How to Prepare for a Flood in Houston

By Jessica Bivins, July 5, 2017, Family

During rainy months in Houston, it’s important for all residents to stay aware and be prepared for the dangers of flooding.

How Can I Prepare for a Flood in Houston? | Bounce Energy Blog

Why does it flood in Houston?

With Houston’s warm, humid air that brings around 50 inches of precipitation in an average year, it’s not unheard of for a weather system to dump 8, 9 or 10 inches of rain, perhaps more, in a 24-hour period. Add in the city’s water-retaining clay soils and the Buffalo Bayou, and what you have are ideal conditions for flooding.

The city’s founders did recognize early on that flooding was an issue for the city. Back in the 1940s, the U.S. Army Corps of Engineers built reservoirs to contain the runoff, according to a 2016 article by the Associated Press. While that’s kept the waters at bay for several decades, Houston’s growth hasn’t kept pace with the flood control projects needed to contain the runoff that comes with all those newly built hard surfaces, according to that same piece. The population stands at 2 million people, having increased by 30 percent since 2000. With that growth comes a 25 percent increase of pavement that covers the city.

“Think about every time you put in a road, a mall and you add concrete, you’ve lost the ability of rain to get into the soil and you’ve lost that permeability,” Walter Peacock, an urban planning professor at Texas A&M University in an interview with the Christian Science Monitor. “It’s now impermeable. And therefore, you get more runoff.”

In order to combat the flooding, the city faces billions in flood control projects, according to the Associated Press article. Until then, here are a few things you can do to keep you and your family safe from the hazards of flooding.

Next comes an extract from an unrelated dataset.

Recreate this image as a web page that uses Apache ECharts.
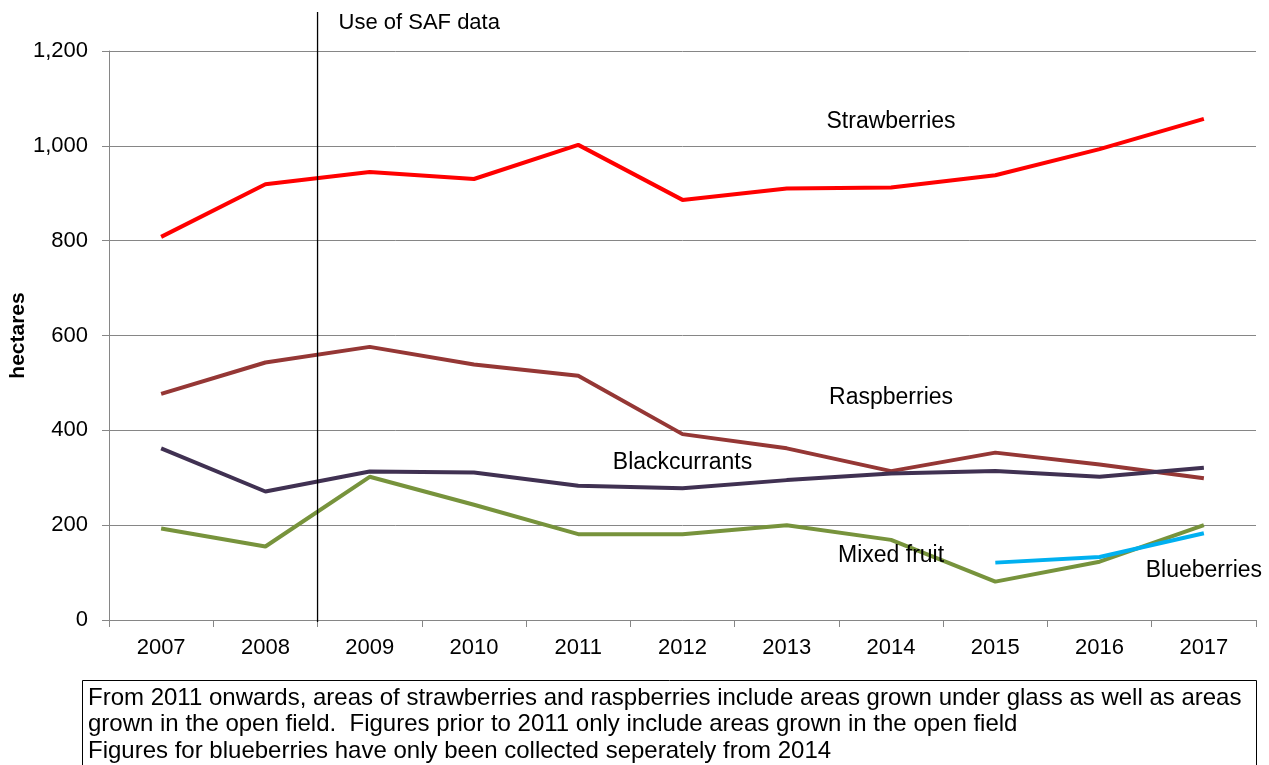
<!DOCTYPE html>
<html>
<head>
<meta charset="utf-8">
<script src="https://cdn.jsdelivr.net/npm/echarts@6/dist/echarts.min.js"></script>
<style>
  html, body { margin: 0; padding: 0; background: #fff; }
  #chart { width: 1269px; height: 765px; }
</style>
</head>
<body>
<div id="chart"></div>
<script>
// data
const years = ['2007', '2008', '2009', '2010', '2011', '2012', '2013', '2014', '2015', '2016', '2017']
const strawberries = [808, 919, 945, 930, 1002, 886, 910, 912, 938, 993, 1057]
const raspberries = [477, 543, 576, 539, 515, 392, 362, 314, 353, 328, 299]
const blackcurrants = [362, 271, 313, 311, 283, 278, 295, 309, 314, 302, 321]
const mixedFruit = [193, 155, 302, 243, 181, 181, 200, 169, 81, 123, 200]
const blueberries = [null, null, null, null, null, null, null, null, 121, 133, 183]

// label anchors: [category index, value]
const seriesLabels = [
  { text: 'Strawberries', at: [6.78, 1050] },
  { text: 'Raspberries', at: [7.21, 468] },
  { text: 'Blackcurrants', at: [5.17, 331] },
  { text: 'Mixed fruit', at: [6.67, 135] },
  { text: 'Blueberries', at: [10.04, 105] }
]
const noteLines = [
  'From 2011 onwards, areas of strawberries and raspberries include areas grown under glass as well as areas',
  'grown in the open field.  Figures prior to 2011 only include areas grown in the open field',
  'Figures for blueberries have only been collected seperately from 2014'
]

const font = 'Liberation Sans, Arial, sans-serif'
const chart = echarts.init(document.getElementById('chart'))

const lineSeries = (name, data, color) => ({
  name,
  type: 'line',
  data,
  symbol: 'none',
  lineStyle: { width: 4, color },
  itemStyle: { color },
  animation: false
})

chart.setOption({
  animation: false,
  grid: { left: 109, right: 13, top: 51, bottom: 145, containLabel: false, outerBoundsMode: 'none' },
  xAxis: {
    type: 'category',
    data: years,
    boundaryGap: true,
    axisLine: { lineStyle: { color: '#868686', width: 1 } },
    axisTick: { show: true, length: 7, lineStyle: { color: '#868686' } },
    axisLabel: { color: '#000', fontSize: 22, fontFamily: font, margin: 17 }
  },
  yAxis: {
    type: 'value',
    min: 0,
    max: 1200,
    interval: 200,
    name: 'hectares',
    nameLocation: 'middle',
    nameGap: 80,
    nameMoveOverlap: false,
    nameTextStyle: { fontWeight: 'bold', fontSize: 21, color: '#000', fontFamily: font },
    axisLine: { show: true, lineStyle: { color: '#868686', width: 1 } },
    axisTick: { show: true, length: 7, lineStyle: { color: '#868686' } },
    splitLine: { lineStyle: { color: '#868686', width: 1 } },
    axisLabel: {
      color: '#000', fontSize: 22, fontFamily: font, margin: 21,
      formatter: v => v.toLocaleString('en-GB')
    }
  },
  series: [
    lineSeries('Strawberries', strawberries, '#FF0000'),
    lineSeries('Raspberries', raspberries, '#953735'),
    lineSeries('Blackcurrants', blackcurrants, '#403152'),
    lineSeries('Mixed fruit', mixedFruit, '#77933C'),
    lineSeries('Blueberries', blueberries, '#00B0F0')
  ]
})

// annotations placed through the chart's own scales
const px = (i, v) => chart.convertToPixel({ xAxisIndex: 0, yAxisIndex: 0 }, [i, v])
const safX = (px(1, 0)[0] + px(2, 0)[0]) / 2
const baseY = px(0, 0)[1]

const graphics = [
  {
    type: 'line',
    shape: { x1: safX, y1: 12, x2: safX, y2: baseY + 2 },
    style: { stroke: '#000', lineWidth: 1.3 },
    z: 10
  },
  {
    type: 'text',
    x: safX + 21,
    y: 23,
    style: { text: 'Use of SAF data', font: '22px ' + font, fill: '#000', verticalAlign: 'middle', textVerticalAlign: 'middle' },
    z: 10
  },
  {
    type: 'rect',
    shape: { x: 82.5, y: 680.5, width: 1174, height: 100 },
    style: { fill: '#fff', stroke: '#000', lineWidth: 1 },
    z: 10
  }
]

seriesLabels.forEach(l => {
  const p = px(l.at[0], l.at[1])
  graphics.push({
    type: 'text',
    x: p[0],
    y: p[1],
    style: {
      text: l.text, font: '23px ' + font, fill: '#000',
      align: 'center', verticalAlign: 'middle', textAlign: 'center', textVerticalAlign: 'middle'
    },
    z: 11
  })
})

noteLines.forEach((t, i) => {
  graphics.push({
    type: 'text',
    x: 88,
    y: 698 + i * 26.5,
    style: { text: t, font: '24px ' + font, fill: '#000', verticalAlign: 'middle', textVerticalAlign: 'middle' },
    z: 11
  })
})

chart.setOption({ graphic: graphics })
</script>
</body>
</html>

How Can I Prepare for a Flood in Houston? | Bounce Energy Blog

How to prepare for a flood

Holding back the floodwaters is a tall order. But preventive maintenance and a safety plan will help you get to the best possible outcome once the waters recede.

Move your utilities: FEMA recommends having your gas and electric meter elevated, as well as your breaker box and air conditioner, to reduce the risk of flood damage. Before you start, seek out a professional opinion from your HVAC service and your local utility.

Consider some flood-proofing upgrades: If you’re doing home improvements, this is a good time to make your house more resistant to flood damage. Things like metal doors for the garage and entryway, glass block for lower-story windows, and ground-level tile flooring can all reduce the potential for structural damage caused by flooding.

Build a barrier: A retaining wall or levy built around the house, along with a sump pump system, can be a very effective solution at keeping rising waters at bay. Other solutions are keeping sandbags at the ready or investing in some other barrier product on the market.

Check your insurance policy: A typical homeowner’s policy will not include flooding. But you can most likely take out a separate policy through the National Flood Insurance Program. Take time to go over it so you understand what is covered and what is not.

Make a flood plan: When a flood watch or warning is issued, you may have very little time to act. Make your to-do list ahead of time so you can secure your home and evacuate quickly. Know how to work your electric breaker box and the emergency shut-off for natural gas. Keep a battery-operated radio and flashlight ready, with plenty of spare batteries, as well as a fully charged power bank for your phone. Then, spend some time with the website Ready Houston, which has plenty of tips and resources to help you prepare.

How Can I Prepare for a Flood in Houston? | Bounce Energy Blog

During the flood

Drive with care: Never drive through standing water. Even if you have a full-sized pickup or SUV, it can still float in water no more than 2 feet deep! If you encounter a flooded roadway, keep yourself and your family safe. Turn around and try a different way.

Watch for fallen power lines: Whether the power lines are on the ground — or worse, in the water — it’s important to not get any closer, but back away immediately. Make sure kids and pets are kept away from the danger as well. Then, call your power company to report the problem.

Keep your distance: If you were evacuated from your home, don’t return until local officials give you the all-clear.

Flooding is a serious event that can cause a lot of damage and even be dangerous to your safety. It will be worth your time to be prepared so you can create the best possible outcome from a bad situation.